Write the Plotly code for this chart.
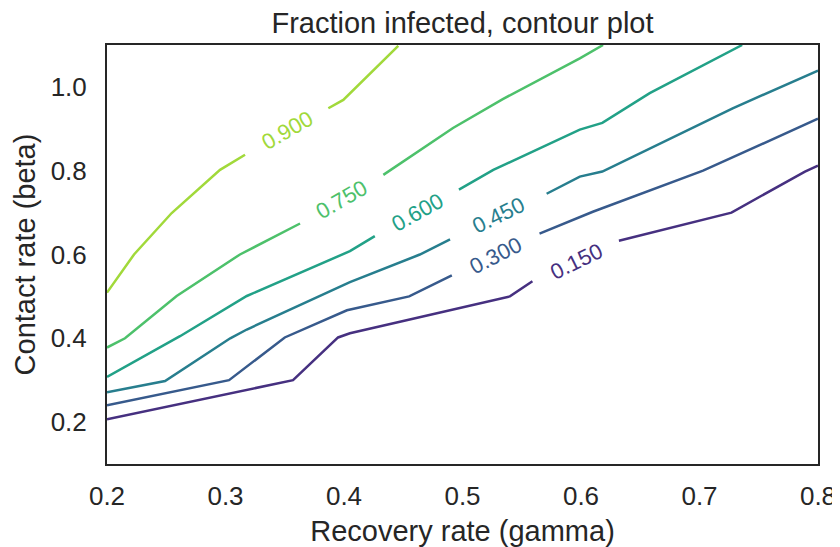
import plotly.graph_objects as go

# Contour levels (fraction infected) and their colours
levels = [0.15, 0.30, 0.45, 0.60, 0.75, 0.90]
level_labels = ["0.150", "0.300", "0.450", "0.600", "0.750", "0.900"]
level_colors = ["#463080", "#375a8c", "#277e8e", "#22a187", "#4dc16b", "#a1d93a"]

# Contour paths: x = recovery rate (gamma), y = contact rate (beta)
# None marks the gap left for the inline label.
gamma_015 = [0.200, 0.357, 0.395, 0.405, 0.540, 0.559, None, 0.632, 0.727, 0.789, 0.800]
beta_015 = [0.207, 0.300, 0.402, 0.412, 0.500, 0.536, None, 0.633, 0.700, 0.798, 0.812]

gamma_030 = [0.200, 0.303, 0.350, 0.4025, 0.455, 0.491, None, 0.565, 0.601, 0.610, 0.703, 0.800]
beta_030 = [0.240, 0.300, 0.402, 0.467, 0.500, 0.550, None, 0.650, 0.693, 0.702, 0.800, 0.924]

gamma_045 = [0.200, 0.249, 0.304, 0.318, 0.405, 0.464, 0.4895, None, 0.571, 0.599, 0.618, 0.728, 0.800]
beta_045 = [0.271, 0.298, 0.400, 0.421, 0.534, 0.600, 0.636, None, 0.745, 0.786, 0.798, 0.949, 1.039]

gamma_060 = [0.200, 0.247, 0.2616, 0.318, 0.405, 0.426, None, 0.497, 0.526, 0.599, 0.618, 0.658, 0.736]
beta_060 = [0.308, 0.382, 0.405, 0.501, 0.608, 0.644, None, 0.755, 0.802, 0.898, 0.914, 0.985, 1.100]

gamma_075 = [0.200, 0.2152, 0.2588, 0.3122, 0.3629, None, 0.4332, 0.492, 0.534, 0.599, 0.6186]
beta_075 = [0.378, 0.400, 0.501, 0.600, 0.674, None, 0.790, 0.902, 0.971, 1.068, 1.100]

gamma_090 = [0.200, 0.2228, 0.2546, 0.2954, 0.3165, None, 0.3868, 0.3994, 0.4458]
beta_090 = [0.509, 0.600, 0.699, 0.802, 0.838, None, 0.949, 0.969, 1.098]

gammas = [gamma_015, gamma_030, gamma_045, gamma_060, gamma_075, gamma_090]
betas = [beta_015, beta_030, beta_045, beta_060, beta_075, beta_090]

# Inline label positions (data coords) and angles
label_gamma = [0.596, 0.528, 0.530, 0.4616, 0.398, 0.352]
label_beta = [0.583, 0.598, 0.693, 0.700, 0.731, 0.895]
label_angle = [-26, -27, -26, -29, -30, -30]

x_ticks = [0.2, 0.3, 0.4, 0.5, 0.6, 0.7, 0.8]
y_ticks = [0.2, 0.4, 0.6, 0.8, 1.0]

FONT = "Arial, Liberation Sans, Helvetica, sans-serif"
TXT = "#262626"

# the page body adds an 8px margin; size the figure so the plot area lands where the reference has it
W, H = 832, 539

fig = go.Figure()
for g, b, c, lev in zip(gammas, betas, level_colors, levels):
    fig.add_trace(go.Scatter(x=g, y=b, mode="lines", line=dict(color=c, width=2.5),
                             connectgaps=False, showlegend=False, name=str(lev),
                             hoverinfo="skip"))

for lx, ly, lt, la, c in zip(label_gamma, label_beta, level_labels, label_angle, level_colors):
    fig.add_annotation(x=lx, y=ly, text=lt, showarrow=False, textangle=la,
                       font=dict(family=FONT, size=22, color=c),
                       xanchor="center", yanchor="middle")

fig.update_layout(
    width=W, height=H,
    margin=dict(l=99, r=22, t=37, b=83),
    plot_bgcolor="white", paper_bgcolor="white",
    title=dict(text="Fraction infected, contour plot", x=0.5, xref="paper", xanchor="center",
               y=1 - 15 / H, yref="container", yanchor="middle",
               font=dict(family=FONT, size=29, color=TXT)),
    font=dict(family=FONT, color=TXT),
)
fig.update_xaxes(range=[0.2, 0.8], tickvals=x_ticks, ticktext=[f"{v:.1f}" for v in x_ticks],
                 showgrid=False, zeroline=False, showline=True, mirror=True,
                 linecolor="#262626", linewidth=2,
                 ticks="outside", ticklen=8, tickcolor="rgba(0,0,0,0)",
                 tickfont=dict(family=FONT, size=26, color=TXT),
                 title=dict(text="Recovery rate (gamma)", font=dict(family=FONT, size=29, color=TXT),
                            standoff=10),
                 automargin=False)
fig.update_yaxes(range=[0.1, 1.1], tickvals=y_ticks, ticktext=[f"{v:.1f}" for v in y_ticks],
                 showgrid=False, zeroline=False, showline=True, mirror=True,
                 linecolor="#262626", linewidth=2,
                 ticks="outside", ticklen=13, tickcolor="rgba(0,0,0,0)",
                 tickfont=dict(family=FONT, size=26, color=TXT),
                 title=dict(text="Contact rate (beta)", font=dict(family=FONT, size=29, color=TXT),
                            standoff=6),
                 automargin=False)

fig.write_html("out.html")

__Task prompt__: Write out the full listing verbatim, excluding its pictures.

__Solved problem__:
Write the Plotly code for this chart.
import plotly.graph_objects as go

# Contour levels (fraction infected) and their colours
levels = [0.15, 0.30, 0.45, 0.60, 0.75, 0.90]
level_labels = ["0.150", "0.300", "0.450", "0.600", "0.750", "0.900"]
level_colors = ["#463080", "#375a8c", "#277e8e", "#22a187", "#4dc16b", "#a1d93a"]

# Contour paths: x = recovery rate (gamma), y = contact rate (beta)
# None marks the gap left for the inline label.
gamma_015 = [0.200, 0.357, 0.395, 0.405, 0.540, 0.559, None, 0.632, 0.727, 0.789, 0.800]
beta_015 = [0.207, 0.300, 0.402, 0.412, 0.500, 0.536, None, 0.633, 0.700, 0.798, 0.812]

gamma_030 = [0.200, 0.303, 0.350, 0.4025, 0.455, 0.491, None, 0.565, 0.601, 0.610, 0.703, 0.800]
beta_030 = [0.240, 0.300, 0.402, 0.467, 0.500, 0.550, None, 0.650, 0.693, 0.702, 0.800, 0.924]

gamma_045 = [0.200, 0.249, 0.304, 0.318, 0.405, 0.464, 0.4895, None, 0.571, 0.599, 0.618, 0.728, 0.800]
beta_045 = [0.271, 0.298, 0.400, 0.421, 0.534, 0.600, 0.636, None, 0.745, 0.786, 0.798, 0.949, 1.039]

gamma_060 = [0.200, 0.247, 0.2616, 0.318, 0.405, 0.426, None, 0.497, 0.526, 0.599, 0.618, 0.658, 0.736]
beta_060 = [0.308, 0.382, 0.405, 0.501, 0.608, 0.644, None, 0.755, 0.802, 0.898, 0.914, 0.985, 1.100]

gamma_075 = [0.200, 0.2152, 0.2588, 0.3122, 0.3629, None, 0.4332, 0.492, 0.534, 0.599, 0.6186]
beta_075 = [0.378, 0.400, 0.501, 0.600, 0.674, None, 0.790, 0.902, 0.971, 1.068, 1.100]

gamma_090 = [0.200, 0.2228, 0.2546, 0.2954, 0.3165, None, 0.3868, 0.3994, 0.4458]
beta_090 = [0.509, 0.600, 0.699, 0.802, 0.838, None, 0.949, 0.969, 1.098]

gammas = [gamma_015, gamma_030, gamma_045, gamma_060, gamma_075, gamma_090]
betas = [beta_015, beta_030, beta_045, beta_060, beta_075, beta_090]

# Inline label positions (data coords) and angles
label_gamma = [0.596, 0.528, 0.530, 0.4616, 0.398, 0.352]
label_beta = [0.583, 0.598, 0.693, 0.700, 0.731, 0.895]
label_angle = [-26, -27, -26, -29, -30, -30]

x_ticks = [0.2, 0.3, 0.4, 0.5, 0.6, 0.7, 0.8]
y_ticks = [0.2, 0.4, 0.6, 0.8, 1.0]

FONT = "Arial, Liberation Sans, Helvetica, sans-serif"
TXT = "#262626"

# the page body adds an 8px margin; size the figure so the plot area lands where the reference has it
W, H = 832, 539

fig = go.Figure()
for g, b, c, lev in zip(gammas, betas, level_colors, levels):
    fig.add_trace(go.Scatter(x=g, y=b, mode="lines", line=dict(color=c, width=2.5),
                             connectgaps=False, showlegend=False, name=str(lev),
                             hoverinfo="skip"))

for lx, ly, lt, la, c in zip(label_gamma, label_beta, level_labels, label_angle, level_colors):
    fig.add_annotation(x=lx, y=ly, text=lt, showarrow=False, textangle=la,
                       font=dict(family=FONT, size=22, color=c),
                       xanchor="center", yanchor="middle")

fig.update_layout(
    width=W, height=H,
    margin=dict(l=99, r=22, t=37, b=83),
    plot_bgcolor="white", paper_bgcolor="white",
    title=dict(text="Fraction infected, contour plot", x=0.5, xref="paper", xanchor="center",
               y=1 - 15 / H, yref="container", yanchor="middle",
               font=dict(family=FONT, size=29, color=TXT)),
    font=dict(family=FONT, color=TXT),
)
fig.update_xaxes(range=[0.2, 0.8], tickvals=x_ticks, ticktext=[f"{v:.1f}" for v in x_ticks],
                 showgrid=False, zeroline=False, showline=True, mirror=True,
                 linecolor="#262626", linewidth=2,
                 ticks="outside", ticklen=8, tickcolor="rgba(0,0,0,0)",
                 tickfont=dict(family=FONT, size=26, color=TXT),
                 title=dict(text="Recovery rate (gamma)", font=dict(family=FONT, size=29, color=TXT),
                            standoff=10),
                 automargin=False)
fig.update_yaxes(range=[0.1, 1.1], tickvals=y_ticks, ticktext=[f"{v:.1f}" for v in y_ticks],
                 showgrid=False, zeroline=False, showline=True, mirror=True,
                 linecolor="#262626", linewidth=2,
                 ticks="outside", ticklen=13, tickcolor="rgba(0,0,0,0)",
                 tickfont=dict(family=FONT, size=26, color=TXT),
                 title=dict(text="Contact rate (beta)", font=dict(family=FONT, size=29, color=TXT),
                            standoff=6),
                 automargin=False)

fig.write_html("out.html")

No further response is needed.